Legendary sports agent speaks about storied career
By Aroushad Tahsini
If you want people to like you, don't look for a job in the sports industry.
That advice came from Michael Jordan's former sports agent, David Falk, who runs the FAME agency and was a guest speaker at the University of South Florida Marshall Center Oval Theater as part of the second annual USF Sport & Entertainment Lecture Series.
The 64-year-old industry leader spoke to audience members about his experiences as a sports agent, gave advice to students and discussed the industry's drastic changes from when he started 40 years ago. A few of his accomplishments include negotiating the first $100 million contract in professional sports and developing the "Air Jordan" concept.
"Create a skill set for yourself," he told the audience. "This is a business where you have to reach and grab what you want."
Michael Jordan served as Falk's big break in the 1980s. At that time, team sport athletes had to be superstars in order to attract commercial opportunities. Falk soon realized the concept and power of branding when he made Jordan a deal with Nike. Nike asked Falk to develop a name for the new line, and he said Air Jordan because Michael Jordan flew through the air when he played basketball.
Falk said he revolutionized the industry because 30 years ago many companies did not "believe African-American team sport players could be national names."
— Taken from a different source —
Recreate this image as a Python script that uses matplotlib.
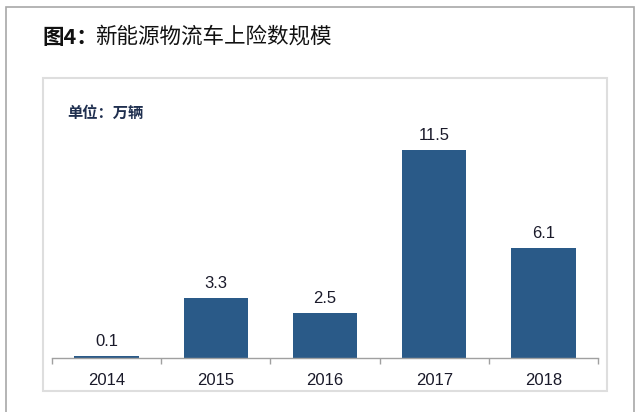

While his innovative thinking made him a fortune, he said it also opened the door to criticism. When the interviewer, Abe Madkour, from Sports Business Daily, asked Falk if, when he made large deals for his clients, some people saw him as "greedy, arrogant, and holding teams hostage," Falk admitted it was a risk agents take.
Falk explained that his work mentality did not reflect his personality. A good friend reminded him that while it feels nice to have people always like you, it is not a priority in business. Falk said that while his client's best interest was not always well received, the fact that he always held that as his first priority garnered respect.
Falk credited determination and his ability to master marketing concepts for his success. In law school, he applied for a position in a prominent law firm and did not receive a response. He called the office 17 times until the receptionist ran out of reasons why the lawyer could not answer. Falk finally received an interview but was told his credentials and background were not strong enough. He offered to work for free and got an internship.
He advised students to specialize in one aspect of sports management such as digital marketing, managing venues, event planning or public relations. At the end of the session he left student with a final thought: advice he received from his mother.
"Always shoot for the stars and never settle for less," he said.
Krista Bye-Nagel, a first year student in the USF Sport & Entertainment Management Program talked to Falk before the lecture started and hopes to see more speakers in the future.
"I came to the USF program for opportunities like these," she said. "My favorite part was hearing about his experiences and determination. It instills confidence in me."
Falk was the fourth and final speaker at the two-day lecture series. The USF Sport & Entertainment Management Program hosted the free lectures with the Tampa Bay Lightning and FOX Sports Florida.